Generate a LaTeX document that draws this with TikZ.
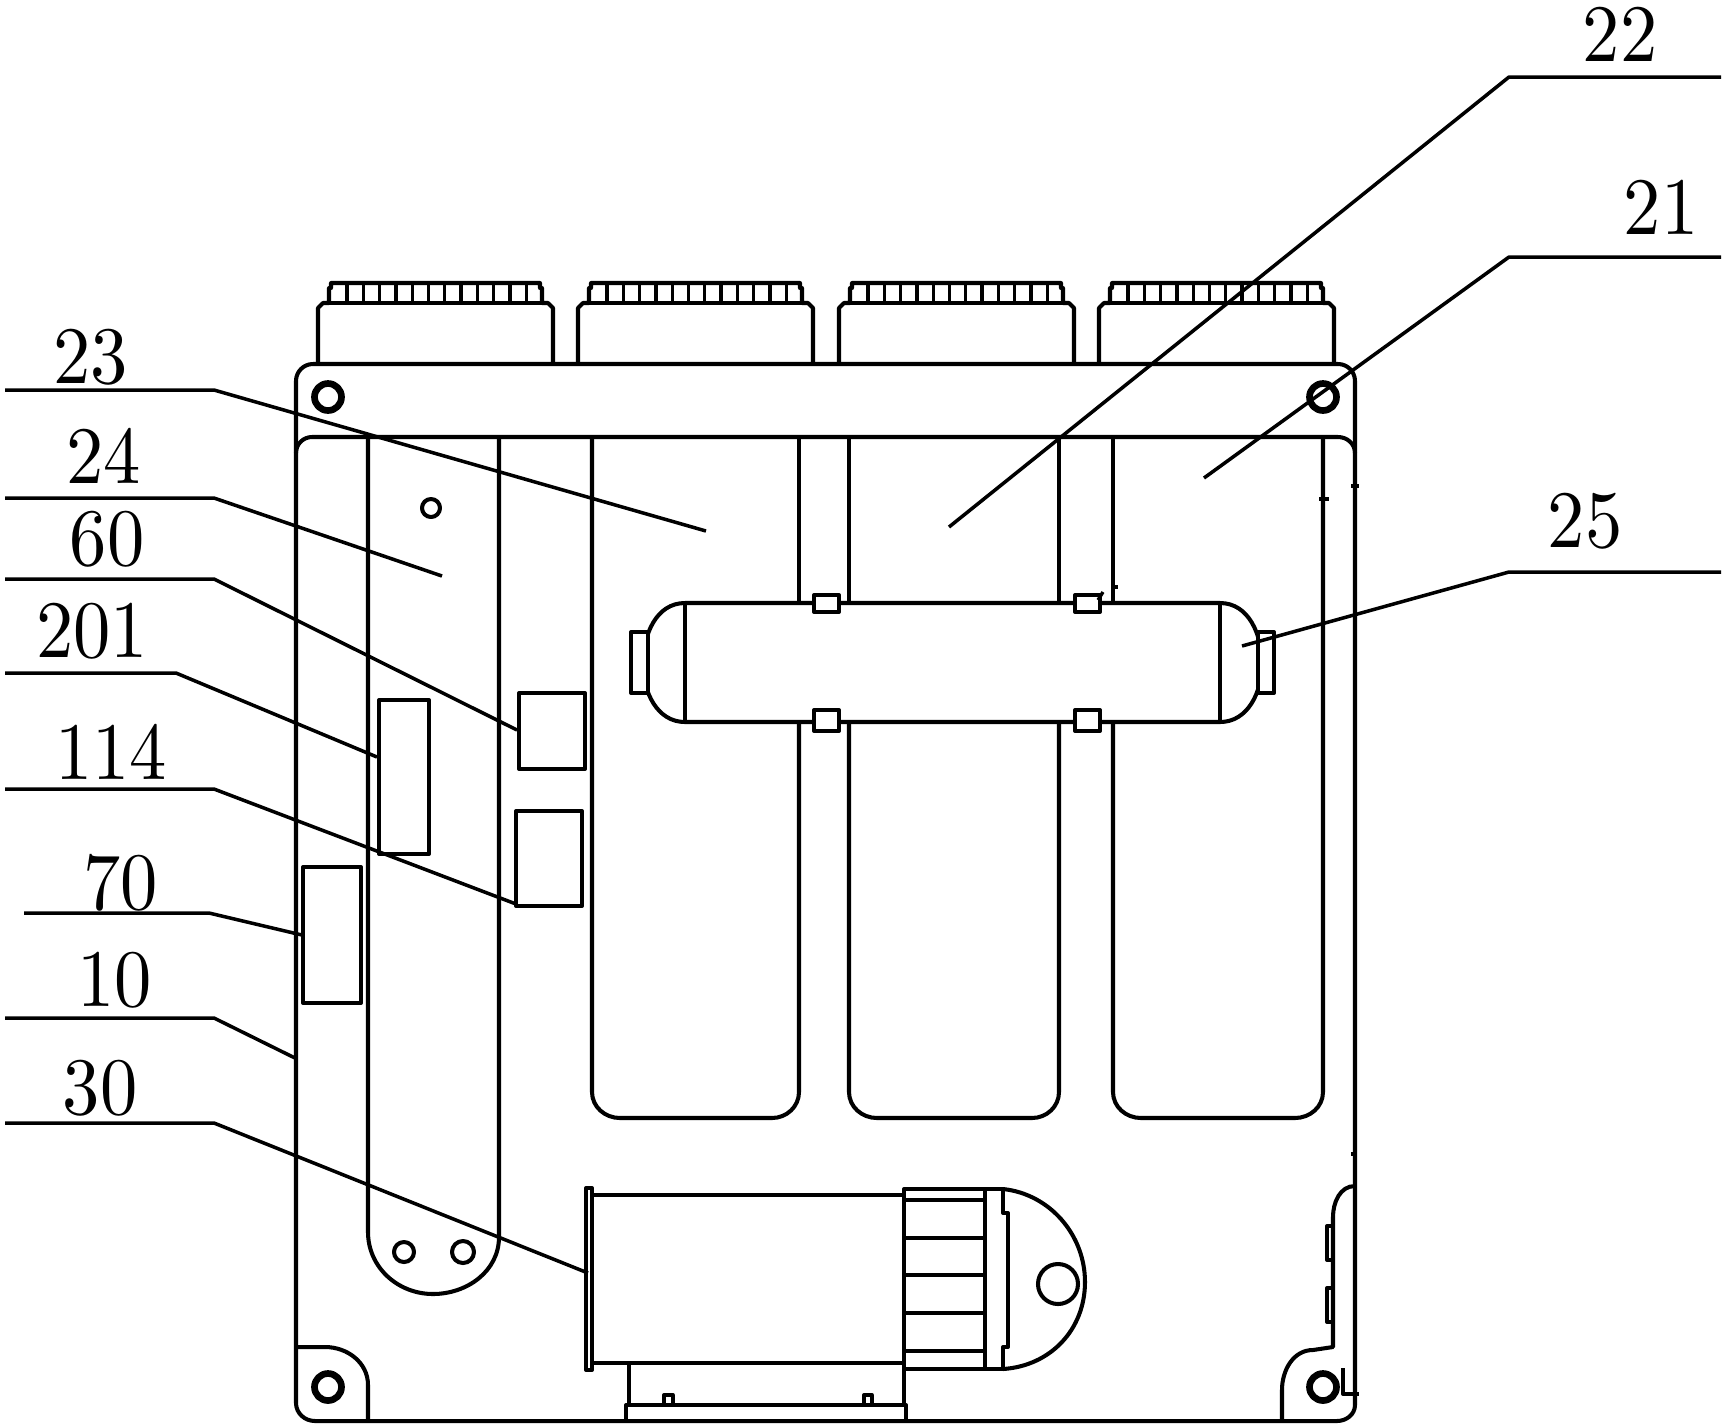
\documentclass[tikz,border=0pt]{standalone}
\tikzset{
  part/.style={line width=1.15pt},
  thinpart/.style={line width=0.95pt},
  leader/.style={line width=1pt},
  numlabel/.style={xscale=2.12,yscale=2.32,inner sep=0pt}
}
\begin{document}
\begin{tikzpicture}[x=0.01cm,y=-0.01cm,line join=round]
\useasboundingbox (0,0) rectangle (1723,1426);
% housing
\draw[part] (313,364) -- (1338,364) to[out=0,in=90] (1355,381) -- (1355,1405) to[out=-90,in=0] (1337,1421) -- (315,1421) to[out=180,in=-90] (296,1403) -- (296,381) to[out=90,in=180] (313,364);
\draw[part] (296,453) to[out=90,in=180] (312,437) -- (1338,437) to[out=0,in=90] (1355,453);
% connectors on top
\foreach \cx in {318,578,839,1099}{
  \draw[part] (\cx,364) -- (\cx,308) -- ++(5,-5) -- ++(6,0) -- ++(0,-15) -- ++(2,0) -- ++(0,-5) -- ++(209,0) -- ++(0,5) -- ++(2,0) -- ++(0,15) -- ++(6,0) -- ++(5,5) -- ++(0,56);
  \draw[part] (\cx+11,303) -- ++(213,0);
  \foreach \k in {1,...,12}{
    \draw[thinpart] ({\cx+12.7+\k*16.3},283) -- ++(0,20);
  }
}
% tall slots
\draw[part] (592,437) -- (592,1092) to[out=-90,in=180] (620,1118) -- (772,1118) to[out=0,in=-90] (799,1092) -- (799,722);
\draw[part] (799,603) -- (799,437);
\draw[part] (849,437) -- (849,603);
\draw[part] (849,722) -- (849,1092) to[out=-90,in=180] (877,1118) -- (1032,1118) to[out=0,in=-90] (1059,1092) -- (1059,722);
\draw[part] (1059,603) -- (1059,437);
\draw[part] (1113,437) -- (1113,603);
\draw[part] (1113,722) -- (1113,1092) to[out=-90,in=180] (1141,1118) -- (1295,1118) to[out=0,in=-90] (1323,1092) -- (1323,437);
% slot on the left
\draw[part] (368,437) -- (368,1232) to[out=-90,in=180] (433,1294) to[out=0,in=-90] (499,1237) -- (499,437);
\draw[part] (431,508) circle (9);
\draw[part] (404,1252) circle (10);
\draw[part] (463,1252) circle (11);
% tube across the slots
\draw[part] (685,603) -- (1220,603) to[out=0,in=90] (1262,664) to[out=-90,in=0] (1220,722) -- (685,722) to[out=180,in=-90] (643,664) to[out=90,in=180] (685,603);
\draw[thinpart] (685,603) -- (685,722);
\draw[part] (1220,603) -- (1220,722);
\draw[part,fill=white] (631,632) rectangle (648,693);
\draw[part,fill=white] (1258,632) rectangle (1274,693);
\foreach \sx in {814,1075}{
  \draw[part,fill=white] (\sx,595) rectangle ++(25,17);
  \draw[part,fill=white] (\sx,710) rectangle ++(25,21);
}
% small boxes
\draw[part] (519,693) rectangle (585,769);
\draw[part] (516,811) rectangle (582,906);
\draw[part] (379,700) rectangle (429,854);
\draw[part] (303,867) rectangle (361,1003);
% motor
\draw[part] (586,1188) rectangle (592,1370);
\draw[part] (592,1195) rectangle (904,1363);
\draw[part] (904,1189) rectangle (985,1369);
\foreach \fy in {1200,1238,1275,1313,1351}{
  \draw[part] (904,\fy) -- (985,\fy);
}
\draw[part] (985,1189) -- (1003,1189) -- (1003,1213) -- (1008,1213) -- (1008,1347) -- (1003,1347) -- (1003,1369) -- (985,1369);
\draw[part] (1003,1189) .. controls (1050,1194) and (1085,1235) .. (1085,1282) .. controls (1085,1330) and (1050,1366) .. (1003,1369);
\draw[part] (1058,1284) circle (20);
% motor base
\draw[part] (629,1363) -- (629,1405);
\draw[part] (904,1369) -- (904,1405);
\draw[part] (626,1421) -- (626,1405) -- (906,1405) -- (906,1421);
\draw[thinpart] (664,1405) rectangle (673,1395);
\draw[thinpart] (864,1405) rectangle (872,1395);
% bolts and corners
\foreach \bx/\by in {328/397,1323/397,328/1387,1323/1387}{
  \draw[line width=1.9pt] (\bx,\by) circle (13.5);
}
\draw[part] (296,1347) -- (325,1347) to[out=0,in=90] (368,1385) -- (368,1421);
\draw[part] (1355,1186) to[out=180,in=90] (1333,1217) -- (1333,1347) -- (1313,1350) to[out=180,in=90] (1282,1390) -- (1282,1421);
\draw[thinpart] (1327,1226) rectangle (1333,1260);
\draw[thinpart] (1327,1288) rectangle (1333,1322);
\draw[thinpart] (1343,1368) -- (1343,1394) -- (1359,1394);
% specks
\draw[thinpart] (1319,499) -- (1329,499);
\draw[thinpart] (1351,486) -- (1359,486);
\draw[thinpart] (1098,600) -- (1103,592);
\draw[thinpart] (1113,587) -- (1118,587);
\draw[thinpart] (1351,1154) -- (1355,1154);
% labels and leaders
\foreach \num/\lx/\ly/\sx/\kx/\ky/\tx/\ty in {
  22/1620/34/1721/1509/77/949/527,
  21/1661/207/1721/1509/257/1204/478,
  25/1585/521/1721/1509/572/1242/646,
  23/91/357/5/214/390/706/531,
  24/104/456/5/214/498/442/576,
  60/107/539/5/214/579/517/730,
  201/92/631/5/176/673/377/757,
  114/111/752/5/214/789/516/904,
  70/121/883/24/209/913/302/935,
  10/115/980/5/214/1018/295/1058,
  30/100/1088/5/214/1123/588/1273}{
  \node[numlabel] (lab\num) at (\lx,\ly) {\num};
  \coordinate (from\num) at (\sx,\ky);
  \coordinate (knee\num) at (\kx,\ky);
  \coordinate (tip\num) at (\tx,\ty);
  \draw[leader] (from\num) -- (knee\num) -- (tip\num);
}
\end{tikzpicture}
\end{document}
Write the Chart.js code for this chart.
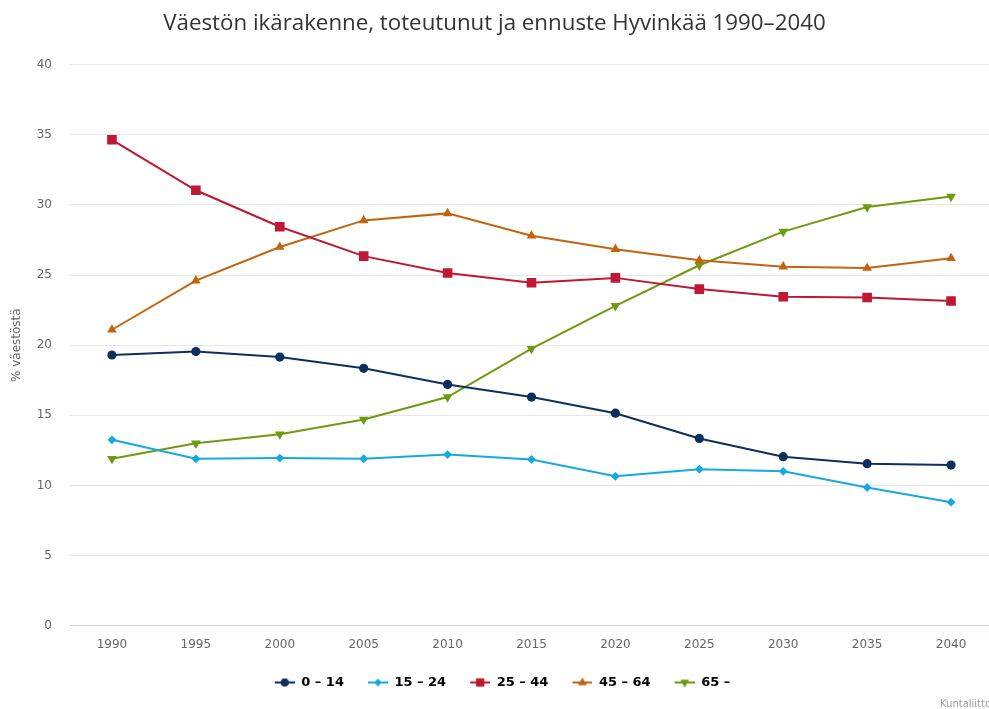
※ ※ ※
- _Job_
Print the complete listing exactly, apart from any pictures.

- _Final answer_
Generate a LaTeX document that draws this with TikZ.
\documentclass[tikz,border=0pt]{standalone}
\tikzset{
  part/.style={line width=1.15pt},
  thinpart/.style={line width=0.95pt},
  leader/.style={line width=1pt},
  numlabel/.style={xscale=2.12,yscale=2.32,inner sep=0pt}
}
\begin{document}
\begin{tikzpicture}[x=0.01cm,y=-0.01cm,line join=round]
\useasboundingbox (0,0) rectangle (1723,1426);
% housing
\draw[part] (313,364) -- (1338,364) to[out=0,in=90] (1355,381) -- (1355,1405) to[out=-90,in=0] (1337,1421) -- (315,1421) to[out=180,in=-90] (296,1403) -- (296,381) to[out=90,in=180] (313,364);
\draw[part] (296,453) to[out=90,in=180] (312,437) -- (1338,437) to[out=0,in=90] (1355,453);
% connectors on top
\foreach \cx in {318,578,839,1099}{
  \draw[part] (\cx,364) -- (\cx,308) -- ++(5,-5) -- ++(6,0) -- ++(0,-15) -- ++(2,0) -- ++(0,-5) -- ++(209,0) -- ++(0,5) -- ++(2,0) -- ++(0,15) -- ++(6,0) -- ++(5,5) -- ++(0,56);
  \draw[part] (\cx+11,303) -- ++(213,0);
  \foreach \k in {1,...,12}{
    \draw[thinpart] ({\cx+12.7+\k*16.3},283) -- ++(0,20);
  }
}
% tall slots
\draw[part] (592,437) -- (592,1092) to[out=-90,in=180] (620,1118) -- (772,1118) to[out=0,in=-90] (799,1092) -- (799,722);
\draw[part] (799,603) -- (799,437);
\draw[part] (849,437) -- (849,603);
\draw[part] (849,722) -- (849,1092) to[out=-90,in=180] (877,1118) -- (1032,1118) to[out=0,in=-90] (1059,1092) -- (1059,722);
\draw[part] (1059,603) -- (1059,437);
\draw[part] (1113,437) -- (1113,603);
\draw[part] (1113,722) -- (1113,1092) to[out=-90,in=180] (1141,1118) -- (1295,1118) to[out=0,in=-90] (1323,1092) -- (1323,437);
% slot on the left
\draw[part] (368,437) -- (368,1232) to[out=-90,in=180] (433,1294) to[out=0,in=-90] (499,1237) -- (499,437);
\draw[part] (431,508) circle (9);
\draw[part] (404,1252) circle (10);
\draw[part] (463,1252) circle (11);
% tube across the slots
\draw[part] (685,603) -- (1220,603) to[out=0,in=90] (1262,664) to[out=-90,in=0] (1220,722) -- (685,722) to[out=180,in=-90] (643,664) to[out=90,in=180] (685,603);
\draw[thinpart] (685,603) -- (685,722);
\draw[part] (1220,603) -- (1220,722);
\draw[part,fill=white] (631,632) rectangle (648,693);
\draw[part,fill=white] (1258,632) rectangle (1274,693);
\foreach \sx in {814,1075}{
  \draw[part,fill=white] (\sx,595) rectangle ++(25,17);
  \draw[part,fill=white] (\sx,710) rectangle ++(25,21);
}
% small boxes
\draw[part] (519,693) rectangle (585,769);
\draw[part] (516,811) rectangle (582,906);
\draw[part] (379,700) rectangle (429,854);
\draw[part] (303,867) rectangle (361,1003);
% motor
\draw[part] (586,1188) rectangle (592,1370);
\draw[part] (592,1195) rectangle (904,1363);
\draw[part] (904,1189) rectangle (985,1369);
\foreach \fy in {1200,1238,1275,1313,1351}{
  \draw[part] (904,\fy) -- (985,\fy);
}
\draw[part] (985,1189) -- (1003,1189) -- (1003,1213) -- (1008,1213) -- (1008,1347) -- (1003,1347) -- (1003,1369) -- (985,1369);
\draw[part] (1003,1189) .. controls (1050,1194) and (1085,1235) .. (1085,1282) .. controls (1085,1330) and (1050,1366) .. (1003,1369);
\draw[part] (1058,1284) circle (20);
% motor base
\draw[part] (629,1363) -- (629,1405);
\draw[part] (904,1369) -- (904,1405);
\draw[part] (626,1421) -- (626,1405) -- (906,1405) -- (906,1421);
\draw[thinpart] (664,1405) rectangle (673,1395);
\draw[thinpart] (864,1405) rectangle (872,1395);
% bolts and corners
\foreach \bx/\by in {328/397,1323/397,328/1387,1323/1387}{
  \draw[line width=1.9pt] (\bx,\by) circle (13.5);
}
\draw[part] (296,1347) -- (325,1347) to[out=0,in=90] (368,1385) -- (368,1421);
\draw[part] (1355,1186) to[out=180,in=90] (1333,1217) -- (1333,1347) -- (1313,1350) to[out=180,in=90] (1282,1390) -- (1282,1421);
\draw[thinpart] (1327,1226) rectangle (1333,1260);
\draw[thinpart] (1327,1288) rectangle (1333,1322);
\draw[thinpart] (1343,1368) -- (1343,1394) -- (1359,1394);
% specks
\draw[thinpart] (1319,499) -- (1329,499);
\draw[thinpart] (1351,486) -- (1359,486);
\draw[thinpart] (1098,600) -- (1103,592);
\draw[thinpart] (1113,587) -- (1118,587);
\draw[thinpart] (1351,1154) -- (1355,1154);
% labels and leaders
\foreach \num/\lx/\ly/\sx/\kx/\ky/\tx/\ty in {
  22/1620/34/1721/1509/77/949/527,
  21/1661/207/1721/1509/257/1204/478,
  25/1585/521/1721/1509/572/1242/646,
  23/91/357/5/214/390/706/531,
  24/104/456/5/214/498/442/576,
  60/107/539/5/214/579/517/730,
  201/92/631/5/176/673/377/757,
  114/111/752/5/214/789/516/904,
  70/121/883/24/209/913/302/935,
  10/115/980/5/214/1018/295/1058,
  30/100/1088/5/214/1123/588/1273}{
  \node[numlabel] (lab\num) at (\lx,\ly) {\num};
  \coordinate (from\num) at (\sx,\ky);
  \coordinate (knee\num) at (\kx,\ky);
  \coordinate (tip\num) at (\tx,\ty);
  \draw[leader] (from\num) -- (knee\num) -- (tip\num);
}
\end{tikzpicture}
\end{document}
Write the Chart.js code for this chart.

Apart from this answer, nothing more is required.